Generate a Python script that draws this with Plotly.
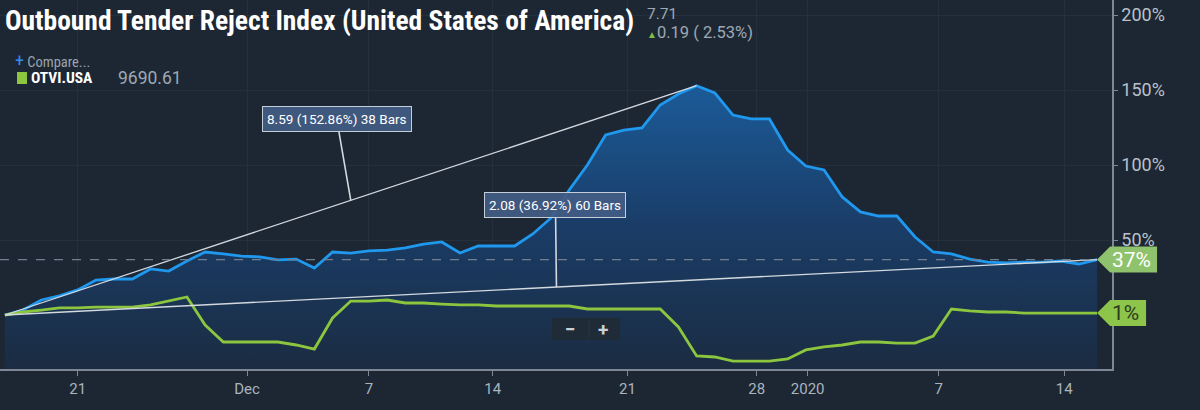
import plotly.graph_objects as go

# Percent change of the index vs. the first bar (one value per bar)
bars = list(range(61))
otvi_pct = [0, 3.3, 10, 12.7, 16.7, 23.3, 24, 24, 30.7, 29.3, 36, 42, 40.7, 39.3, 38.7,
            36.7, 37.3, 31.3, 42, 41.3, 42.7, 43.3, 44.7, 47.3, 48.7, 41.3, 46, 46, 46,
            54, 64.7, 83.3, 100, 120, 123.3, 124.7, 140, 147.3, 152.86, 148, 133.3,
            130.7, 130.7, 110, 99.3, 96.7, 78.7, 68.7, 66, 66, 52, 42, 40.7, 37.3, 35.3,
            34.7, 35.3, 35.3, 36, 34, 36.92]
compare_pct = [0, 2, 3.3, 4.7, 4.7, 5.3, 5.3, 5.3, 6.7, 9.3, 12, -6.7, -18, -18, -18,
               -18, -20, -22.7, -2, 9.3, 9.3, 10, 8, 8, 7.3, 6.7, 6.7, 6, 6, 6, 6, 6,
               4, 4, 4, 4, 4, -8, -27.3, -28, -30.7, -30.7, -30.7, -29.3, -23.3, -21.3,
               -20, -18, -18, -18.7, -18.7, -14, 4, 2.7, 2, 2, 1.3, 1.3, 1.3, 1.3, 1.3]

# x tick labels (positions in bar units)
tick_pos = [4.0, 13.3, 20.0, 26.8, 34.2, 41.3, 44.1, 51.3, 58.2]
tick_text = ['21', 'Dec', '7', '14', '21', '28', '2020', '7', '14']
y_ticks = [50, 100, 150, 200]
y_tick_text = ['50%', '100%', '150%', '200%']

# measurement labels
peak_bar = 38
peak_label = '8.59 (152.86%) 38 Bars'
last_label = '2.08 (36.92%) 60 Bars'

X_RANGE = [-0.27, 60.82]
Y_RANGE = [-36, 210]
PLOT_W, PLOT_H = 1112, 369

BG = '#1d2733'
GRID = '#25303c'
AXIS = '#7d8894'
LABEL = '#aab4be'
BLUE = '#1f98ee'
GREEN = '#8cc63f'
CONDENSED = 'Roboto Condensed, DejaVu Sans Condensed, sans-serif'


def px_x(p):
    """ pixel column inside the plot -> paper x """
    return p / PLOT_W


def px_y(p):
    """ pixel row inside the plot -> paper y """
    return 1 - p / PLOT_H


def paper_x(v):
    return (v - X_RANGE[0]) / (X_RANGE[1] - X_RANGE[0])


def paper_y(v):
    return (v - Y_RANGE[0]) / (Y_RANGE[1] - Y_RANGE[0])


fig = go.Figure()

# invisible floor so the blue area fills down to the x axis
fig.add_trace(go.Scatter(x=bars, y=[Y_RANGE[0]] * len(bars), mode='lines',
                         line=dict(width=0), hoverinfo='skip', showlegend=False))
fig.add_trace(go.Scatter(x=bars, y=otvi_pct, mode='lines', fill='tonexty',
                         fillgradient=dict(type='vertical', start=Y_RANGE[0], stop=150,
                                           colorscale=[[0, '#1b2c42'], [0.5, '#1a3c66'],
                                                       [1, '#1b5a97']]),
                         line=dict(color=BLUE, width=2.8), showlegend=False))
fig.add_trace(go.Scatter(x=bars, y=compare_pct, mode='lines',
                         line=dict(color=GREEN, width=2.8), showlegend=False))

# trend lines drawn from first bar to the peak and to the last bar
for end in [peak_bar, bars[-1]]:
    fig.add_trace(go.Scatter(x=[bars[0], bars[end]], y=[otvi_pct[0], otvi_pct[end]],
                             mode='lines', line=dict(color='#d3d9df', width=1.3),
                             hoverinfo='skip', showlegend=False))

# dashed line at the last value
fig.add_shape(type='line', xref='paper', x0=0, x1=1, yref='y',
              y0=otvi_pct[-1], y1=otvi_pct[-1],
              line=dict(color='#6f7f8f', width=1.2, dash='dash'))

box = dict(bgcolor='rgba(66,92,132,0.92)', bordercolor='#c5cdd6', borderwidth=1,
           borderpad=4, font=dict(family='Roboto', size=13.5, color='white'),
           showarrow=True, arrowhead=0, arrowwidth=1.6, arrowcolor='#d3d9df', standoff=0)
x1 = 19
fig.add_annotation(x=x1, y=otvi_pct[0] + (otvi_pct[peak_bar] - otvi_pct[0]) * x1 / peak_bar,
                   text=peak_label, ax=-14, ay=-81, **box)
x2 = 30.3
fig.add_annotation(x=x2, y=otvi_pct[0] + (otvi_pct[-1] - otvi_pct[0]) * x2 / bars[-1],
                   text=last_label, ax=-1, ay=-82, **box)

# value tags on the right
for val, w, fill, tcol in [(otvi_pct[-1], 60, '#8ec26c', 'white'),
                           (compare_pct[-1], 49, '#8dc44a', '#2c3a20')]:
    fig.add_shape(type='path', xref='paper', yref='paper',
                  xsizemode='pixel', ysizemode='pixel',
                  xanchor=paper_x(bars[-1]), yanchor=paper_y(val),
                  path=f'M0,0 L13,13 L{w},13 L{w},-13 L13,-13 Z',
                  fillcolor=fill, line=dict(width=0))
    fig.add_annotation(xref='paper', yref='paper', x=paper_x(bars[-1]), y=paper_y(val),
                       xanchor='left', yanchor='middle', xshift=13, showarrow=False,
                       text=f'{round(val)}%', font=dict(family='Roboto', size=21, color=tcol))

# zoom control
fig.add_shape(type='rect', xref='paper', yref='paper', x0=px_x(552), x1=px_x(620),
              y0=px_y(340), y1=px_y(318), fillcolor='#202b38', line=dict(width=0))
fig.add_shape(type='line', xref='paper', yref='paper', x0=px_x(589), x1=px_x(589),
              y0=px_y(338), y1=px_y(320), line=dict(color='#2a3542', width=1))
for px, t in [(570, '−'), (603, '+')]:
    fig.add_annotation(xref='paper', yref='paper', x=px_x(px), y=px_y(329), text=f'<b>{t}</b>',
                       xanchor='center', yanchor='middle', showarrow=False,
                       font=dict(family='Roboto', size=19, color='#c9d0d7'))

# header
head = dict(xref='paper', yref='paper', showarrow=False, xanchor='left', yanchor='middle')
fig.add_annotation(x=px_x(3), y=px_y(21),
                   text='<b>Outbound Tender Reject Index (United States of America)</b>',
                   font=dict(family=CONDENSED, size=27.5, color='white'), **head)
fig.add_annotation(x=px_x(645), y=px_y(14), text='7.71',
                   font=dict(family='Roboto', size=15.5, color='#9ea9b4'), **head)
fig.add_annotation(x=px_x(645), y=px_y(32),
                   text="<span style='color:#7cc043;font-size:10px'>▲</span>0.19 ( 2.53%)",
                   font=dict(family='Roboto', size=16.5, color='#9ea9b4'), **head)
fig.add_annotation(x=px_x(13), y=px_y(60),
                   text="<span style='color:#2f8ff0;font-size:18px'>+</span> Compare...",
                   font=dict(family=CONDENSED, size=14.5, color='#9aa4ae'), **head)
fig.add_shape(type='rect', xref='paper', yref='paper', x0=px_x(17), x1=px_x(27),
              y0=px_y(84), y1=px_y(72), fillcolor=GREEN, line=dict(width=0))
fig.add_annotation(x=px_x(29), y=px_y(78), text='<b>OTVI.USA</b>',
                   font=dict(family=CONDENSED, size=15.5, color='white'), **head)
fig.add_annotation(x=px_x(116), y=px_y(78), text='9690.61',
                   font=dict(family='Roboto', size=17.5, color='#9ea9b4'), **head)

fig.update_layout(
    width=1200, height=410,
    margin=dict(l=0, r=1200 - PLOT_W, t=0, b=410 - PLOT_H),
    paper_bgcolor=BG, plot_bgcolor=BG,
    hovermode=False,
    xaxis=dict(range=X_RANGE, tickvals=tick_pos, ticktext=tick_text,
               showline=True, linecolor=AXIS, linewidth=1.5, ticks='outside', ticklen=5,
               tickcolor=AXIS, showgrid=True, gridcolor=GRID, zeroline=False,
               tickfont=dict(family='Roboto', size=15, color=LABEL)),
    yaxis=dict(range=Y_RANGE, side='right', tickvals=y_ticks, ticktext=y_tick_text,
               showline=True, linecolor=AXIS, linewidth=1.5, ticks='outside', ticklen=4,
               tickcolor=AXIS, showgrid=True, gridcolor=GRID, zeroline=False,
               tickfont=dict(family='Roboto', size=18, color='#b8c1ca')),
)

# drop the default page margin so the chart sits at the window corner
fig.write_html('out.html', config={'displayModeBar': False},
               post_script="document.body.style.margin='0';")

· · · · ·

The exercise: Set the lines above down again, word for word, from the first through the one containing "1.3, 1.3, 1.3]"; pictures excluded.

Answer in full:
Generate a Python script that draws this with Plotly.
import plotly.graph_objects as go

# Percent change of the index vs. the first bar (one value per bar)
bars = list(range(61))
otvi_pct = [0, 3.3, 10, 12.7, 16.7, 23.3, 24, 24, 30.7, 29.3, 36, 42, 40.7, 39.3, 38.7,
            36.7, 37.3, 31.3, 42, 41.3, 42.7, 43.3, 44.7, 47.3, 48.7, 41.3, 46, 46, 46,
            54, 64.7, 83.3, 100, 120, 123.3, 124.7, 140, 147.3, 152.86, 148, 133.3,
            130.7, 130.7, 110, 99.3, 96.7, 78.7, 68.7, 66, 66, 52, 42, 40.7, 37.3, 35.3,
            34.7, 35.3, 35.3, 36, 34, 36.92]
compare_pct = [0, 2, 3.3, 4.7, 4.7, 5.3, 5.3, 5.3, 6.7, 9.3, 12, -6.7, -18, -18, -18,
               -18, -20, -22.7, -2, 9.3, 9.3, 10, 8, 8, 7.3, 6.7, 6.7, 6, 6, 6, 6, 6,
               4, 4, 4, 4, 4, -8, -27.3, -28, -30.7, -30.7, -30.7, -29.3, -23.3, -21.3,
               -20, -18, -18, -18.7, -18.7, -14, 4, 2.7, 2, 2, 1.3, 1.3, 1.3, 1.3, 1.3]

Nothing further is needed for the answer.